AIM
Repeat every line exactly, keeping the pictures out of the copy.

DATA

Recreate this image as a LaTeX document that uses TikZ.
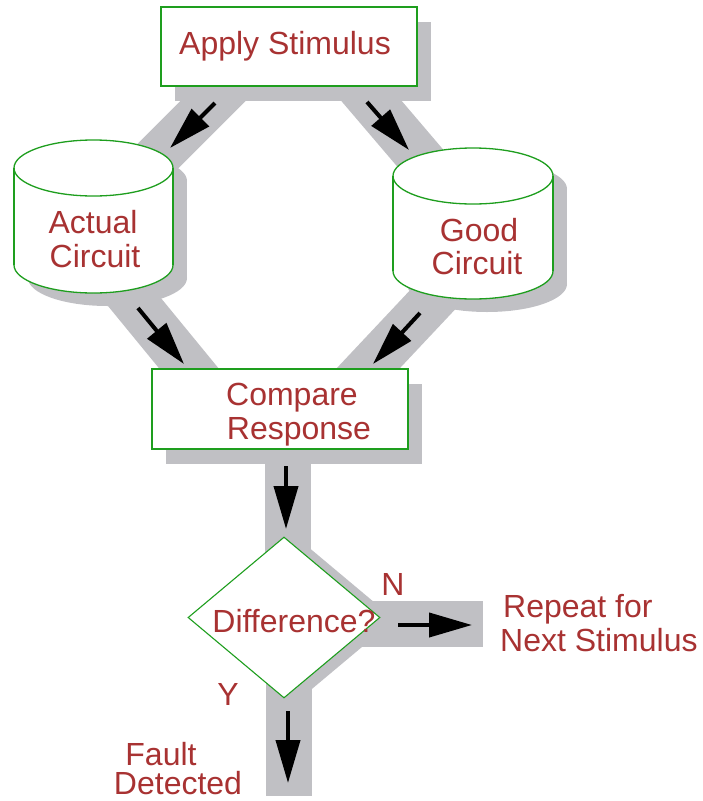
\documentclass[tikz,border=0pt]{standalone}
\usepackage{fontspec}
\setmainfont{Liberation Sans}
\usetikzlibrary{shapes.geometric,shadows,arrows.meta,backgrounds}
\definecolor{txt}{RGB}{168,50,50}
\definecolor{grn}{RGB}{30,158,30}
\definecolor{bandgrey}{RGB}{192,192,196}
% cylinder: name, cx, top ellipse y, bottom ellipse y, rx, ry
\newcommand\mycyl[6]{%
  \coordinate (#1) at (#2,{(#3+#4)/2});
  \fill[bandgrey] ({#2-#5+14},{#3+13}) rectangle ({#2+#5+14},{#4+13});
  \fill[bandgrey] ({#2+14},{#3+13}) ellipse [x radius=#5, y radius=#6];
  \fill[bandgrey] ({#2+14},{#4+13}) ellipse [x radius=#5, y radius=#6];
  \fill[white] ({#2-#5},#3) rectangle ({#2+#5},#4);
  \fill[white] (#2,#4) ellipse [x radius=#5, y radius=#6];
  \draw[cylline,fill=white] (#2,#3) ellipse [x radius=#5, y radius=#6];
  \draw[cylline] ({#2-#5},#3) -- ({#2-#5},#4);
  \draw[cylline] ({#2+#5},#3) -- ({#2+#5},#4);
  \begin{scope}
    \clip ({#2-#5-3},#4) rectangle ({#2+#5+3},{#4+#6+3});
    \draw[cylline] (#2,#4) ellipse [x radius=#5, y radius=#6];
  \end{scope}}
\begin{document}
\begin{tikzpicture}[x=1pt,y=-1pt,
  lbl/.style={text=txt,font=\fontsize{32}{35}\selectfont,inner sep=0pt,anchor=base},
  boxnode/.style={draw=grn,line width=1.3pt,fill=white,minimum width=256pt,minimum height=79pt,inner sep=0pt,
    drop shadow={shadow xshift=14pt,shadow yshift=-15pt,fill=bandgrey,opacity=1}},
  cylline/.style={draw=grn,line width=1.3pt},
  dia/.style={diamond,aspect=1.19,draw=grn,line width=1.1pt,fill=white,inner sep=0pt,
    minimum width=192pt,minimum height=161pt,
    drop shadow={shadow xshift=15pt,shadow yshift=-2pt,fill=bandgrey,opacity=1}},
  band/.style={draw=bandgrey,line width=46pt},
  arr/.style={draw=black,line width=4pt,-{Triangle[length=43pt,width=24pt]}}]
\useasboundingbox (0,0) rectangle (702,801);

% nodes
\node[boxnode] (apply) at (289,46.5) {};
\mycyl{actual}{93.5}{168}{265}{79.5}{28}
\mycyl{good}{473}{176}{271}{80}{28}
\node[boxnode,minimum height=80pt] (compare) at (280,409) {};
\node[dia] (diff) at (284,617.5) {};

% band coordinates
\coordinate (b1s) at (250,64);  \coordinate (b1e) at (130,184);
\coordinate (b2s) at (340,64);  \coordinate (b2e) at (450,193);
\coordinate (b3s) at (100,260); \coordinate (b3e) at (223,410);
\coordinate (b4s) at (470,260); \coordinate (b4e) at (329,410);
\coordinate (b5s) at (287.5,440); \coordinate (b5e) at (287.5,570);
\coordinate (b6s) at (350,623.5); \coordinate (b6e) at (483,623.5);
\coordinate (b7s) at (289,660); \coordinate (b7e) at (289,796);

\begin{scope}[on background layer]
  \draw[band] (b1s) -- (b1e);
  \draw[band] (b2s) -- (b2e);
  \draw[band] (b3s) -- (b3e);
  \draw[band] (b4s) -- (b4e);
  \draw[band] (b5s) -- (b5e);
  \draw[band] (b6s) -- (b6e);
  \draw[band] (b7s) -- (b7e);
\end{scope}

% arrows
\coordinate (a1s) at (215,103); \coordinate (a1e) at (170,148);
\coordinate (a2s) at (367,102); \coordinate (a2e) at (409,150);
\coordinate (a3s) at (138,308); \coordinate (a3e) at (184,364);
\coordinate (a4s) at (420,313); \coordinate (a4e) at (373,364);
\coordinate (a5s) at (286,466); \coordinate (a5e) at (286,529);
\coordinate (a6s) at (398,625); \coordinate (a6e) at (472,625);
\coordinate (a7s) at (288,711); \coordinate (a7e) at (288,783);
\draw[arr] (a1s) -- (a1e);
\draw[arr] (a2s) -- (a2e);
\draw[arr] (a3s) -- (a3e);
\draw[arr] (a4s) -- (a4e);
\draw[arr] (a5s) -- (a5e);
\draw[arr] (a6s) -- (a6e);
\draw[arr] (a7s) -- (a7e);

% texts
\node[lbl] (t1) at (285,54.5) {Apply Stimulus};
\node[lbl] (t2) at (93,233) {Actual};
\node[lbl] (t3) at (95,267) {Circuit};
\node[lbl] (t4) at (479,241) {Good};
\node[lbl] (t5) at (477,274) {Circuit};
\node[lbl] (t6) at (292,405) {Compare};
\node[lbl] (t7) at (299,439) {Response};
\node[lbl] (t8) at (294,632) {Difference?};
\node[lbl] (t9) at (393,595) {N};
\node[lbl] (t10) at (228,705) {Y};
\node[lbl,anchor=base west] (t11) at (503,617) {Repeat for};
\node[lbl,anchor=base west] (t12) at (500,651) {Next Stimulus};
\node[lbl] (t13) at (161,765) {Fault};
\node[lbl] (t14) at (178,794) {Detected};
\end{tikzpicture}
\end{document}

COMPLETE OUTPUT
Recreate this image as a LaTeX document that uses TikZ.
\documentclass[tikz,border=0pt]{standalone}
\usepackage{fontspec}
\setmainfont{Liberation Sans}
\usetikzlibrary{shapes.geometric,shadows,arrows.meta,backgrounds}
\definecolor{txt}{RGB}{168,50,50}
\definecolor{grn}{RGB}{30,158,30}
\definecolor{bandgrey}{RGB}{192,192,196}
% cylinder: name, cx, top ellipse y, bottom ellipse y, rx, ry
\newcommand\mycyl[6]{%
  \coordinate (#1) at (#2,{(#3+#4)/2});
  \fill[bandgrey] ({#2-#5+14},{#3+13}) rectangle ({#2+#5+14},{#4+13});
  \fill[bandgrey] ({#2+14},{#3+13}) ellipse [x radius=#5, y radius=#6];
  \fill[bandgrey] ({#2+14},{#4+13}) ellipse [x radius=#5, y radius=#6];
  \fill[white] ({#2-#5},#3) rectangle ({#2+#5},#4);
  \fill[white] (#2,#4) ellipse [x radius=#5, y radius=#6];
  \draw[cylline,fill=white] (#2,#3) ellipse [x radius=#5, y radius=#6];
  \draw[cylline] ({#2-#5},#3) -- ({#2-#5},#4);
  \draw[cylline] ({#2+#5},#3) -- ({#2+#5},#4);
  \begin{scope}
    \clip ({#2-#5-3},#4) rectangle ({#2+#5+3},{#4+#6+3});
    \draw[cylline] (#2,#4) ellipse [x radius=#5, y radius=#6];
  \end{scope}}
\begin{document}
\begin{tikzpicture}[x=1pt,y=-1pt,
  lbl/.style={text=txt,font=\fontsize{32}{35}\selectfont,inner sep=0pt,anchor=base},
  boxnode/.style={draw=grn,line width=1.3pt,fill=white,minimum width=256pt,minimum height=79pt,inner sep=0pt,
    drop shadow={shadow xshift=14pt,shadow yshift=-15pt,fill=bandgrey,opacity=1}},
  cylline/.style={draw=grn,line width=1.3pt},
  dia/.style={diamond,aspect=1.19,draw=grn,line width=1.1pt,fill=white,inner sep=0pt,
    minimum width=192pt,minimum height=161pt,
    drop shadow={shadow xshift=15pt,shadow yshift=-2pt,fill=bandgrey,opacity=1}},
  band/.style={draw=bandgrey,line width=46pt},
  arr/.style={draw=black,line width=4pt,-{Triangle[length=43pt,width=24pt]}}]
\useasboundingbox (0,0) rectangle (702,801);

% nodes
\node[boxnode] (apply) at (289,46.5) {};
\mycyl{actual}{93.5}{168}{265}{79.5}{28}
\mycyl{good}{473}{176}{271}{80}{28}
\node[boxnode,minimum height=80pt] (compare) at (280,409) {};
\node[dia] (diff) at (284,617.5) {};

% band coordinates
\coordinate (b1s) at (250,64);  \coordinate (b1e) at (130,184);
\coordinate (b2s) at (340,64);  \coordinate (b2e) at (450,193);
\coordinate (b3s) at (100,260); \coordinate (b3e) at (223,410);
\coordinate (b4s) at (470,260); \coordinate (b4e) at (329,410);
\coordinate (b5s) at (287.5,440); \coordinate (b5e) at (287.5,570);
\coordinate (b6s) at (350,623.5); \coordinate (b6e) at (483,623.5);
\coordinate (b7s) at (289,660); \coordinate (b7e) at (289,796);

\begin{scope}[on background layer]
  \draw[band] (b1s) -- (b1e);
  \draw[band] (b2s) -- (b2e);
  \draw[band] (b3s) -- (b3e);
  \draw[band] (b4s) -- (b4e);
  \draw[band] (b5s) -- (b5e);
  \draw[band] (b6s) -- (b6e);
  \draw[band] (b7s) -- (b7e);
\end{scope}

% arrows
\coordinate (a1s) at (215,103); \coordinate (a1e) at (170,148);
\coordinate (a2s) at (367,102); \coordinate (a2e) at (409,150);
\coordinate (a3s) at (138,308); \coordinate (a3e) at (184,364);
\coordinate (a4s) at (420,313); \coordinate (a4e) at (373,364);
\coordinate (a5s) at (286,466); \coordinate (a5e) at (286,529);
\coordinate (a6s) at (398,625); \coordinate (a6e) at (472,625);
\coordinate (a7s) at (288,711); \coordinate (a7e) at (288,783);
\draw[arr] (a1s) -- (a1e);
\draw[arr] (a2s) -- (a2e);
\draw[arr] (a3s) -- (a3e);
\draw[arr] (a4s) -- (a4e);
\draw[arr] (a5s) -- (a5e);
\draw[arr] (a6s) -- (a6e);
\draw[arr] (a7s) -- (a7e);

% texts
\node[lbl] (t1) at (285,54.5) {Apply Stimulus};
\node[lbl] (t2) at (93,233) {Actual};
\node[lbl] (t3) at (95,267) {Circuit};
\node[lbl] (t4) at (479,241) {Good};
\node[lbl] (t5) at (477,274) {Circuit};
\node[lbl] (t6) at (292,405) {Compare};
\node[lbl] (t7) at (299,439) {Response};
\node[lbl] (t8) at (294,632) {Difference?};
\node[lbl] (t9) at (393,595) {N};
\node[lbl] (t10) at (228,705) {Y};
\node[lbl,anchor=base west] (t11) at (503,617) {Repeat for};
\node[lbl,anchor=base west] (t12) at (500,651) {Next Stimulus};
\node[lbl] (t13) at (161,765) {Fault};
\node[lbl] (t14) at (178,794) {Detected};
\end{tikzpicture}
\end{document}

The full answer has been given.